Smith,
WRT the resource parameter for Token Exchange, it is the resource URL being accessed, i.e. "printer-uri". Without token exchange, we don't pass resources in an authorization request.
> On Nov 30, 2022, at 10:56 AM, Kennedy, Smith (Wireless & IPP Standards) <smith.kennedy at hp.com> wrote:
>> Hi Mike,
>>> On Nov 9, 2022, at 7:39 AM, Michael Sweet <msweet at msweet.org> wrote:
>>>> CAUTION: External Email
>>>> From: Michael Sweet <msweet at msweet.org>
>> Subject: Re: [IPP] Add "oauth-authorization-resource" attribute?
>> Date: November 9, 2022 at 7:39:14 AM MST
>> To: "Kennedy, Smith (Wireless & IPP Standards)" <smith.kennedy at hp.com>
>> Cc: PWG IPP Workgroup <ipp at pwg.org>
>>>>>> Smith,
>>>>> On Nov 8, 2022, at 11:56 PM, Kennedy, Smith (Wireless & IPP Standards) <smith.kennedy at hp.com> wrote:
>>> ...
>>> If an Authentication Service supports a certificate or some other more trustable artifact as a resource identifier, perhaps one provisioned to the printer at the time the printer is registered, that could improve the situation, right? I thought we discussed that at the August F2F.
>>>> Yes, for authenticating the System/Printer/Proxy to the auth server - that's one of the things MS does for their Universal Print Service.

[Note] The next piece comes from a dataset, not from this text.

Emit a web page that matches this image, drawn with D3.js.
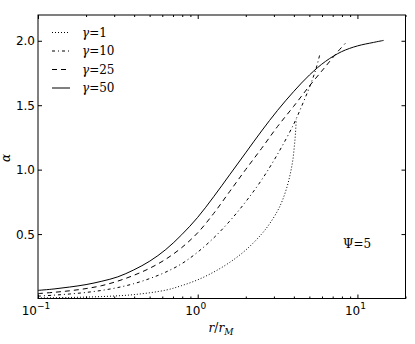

>>>> The point of the Client passing the printer-uri/system-uri when doing token exchange is to limit the potential exposure of credentials. The Client will have already validated the Printer's X.509 certificate when it connects to do a Get-Printer-Attributes, and then the authorization server can validate that the System/Printer/Proxy has registered *that* printer-uri/system-uri. That combined with the Client validating the oauth-authorization-server-uri value will minimize the likelihood of a breach.
>>>>> Regardless, I think that it would be better for the client to use the value provided by a purpose-defined but abstract attribute like "oauth-authorization-resource-id" instead of instructing or guiding clients to use "printer-uuid" or "printer-uri". The value held by "oauth-authorization-resource-id" could be a URI or a UUID (printer-uuid or some other UUID).
>>>> There is no way to validate the value, so its use in securing the authorization token would be lost.
>>>> With the URI, the Client resolves the address, connects to the service, negotiates a secure connection via TLS, and is able to validate the server-side X.509 certificate against a trusted root CA (no self-signed certs if you are using OAuth!)
>> Agree, but I don't think that eliminates the value that "oauth-authorization-resource-id" provides. The value held by "oauth-authorization-resource-id" could be whatever is needed to identify the resource to the Authentication Service. In some cases it may be "printer-uuid" or "printer-uri" or some unique value provisioned to the Printer by the Authentication Service during printer registration. Defining "oauth-authorization-resource-id" means we don't have to provide specific guidance as to what is provided in the OAuth 2.0 requests that require a resource ID to be specified as a parameter.
>> The Client is still free to compare the elements of "printer-uri" with the fields in the Printer's X.509 TLS certificate.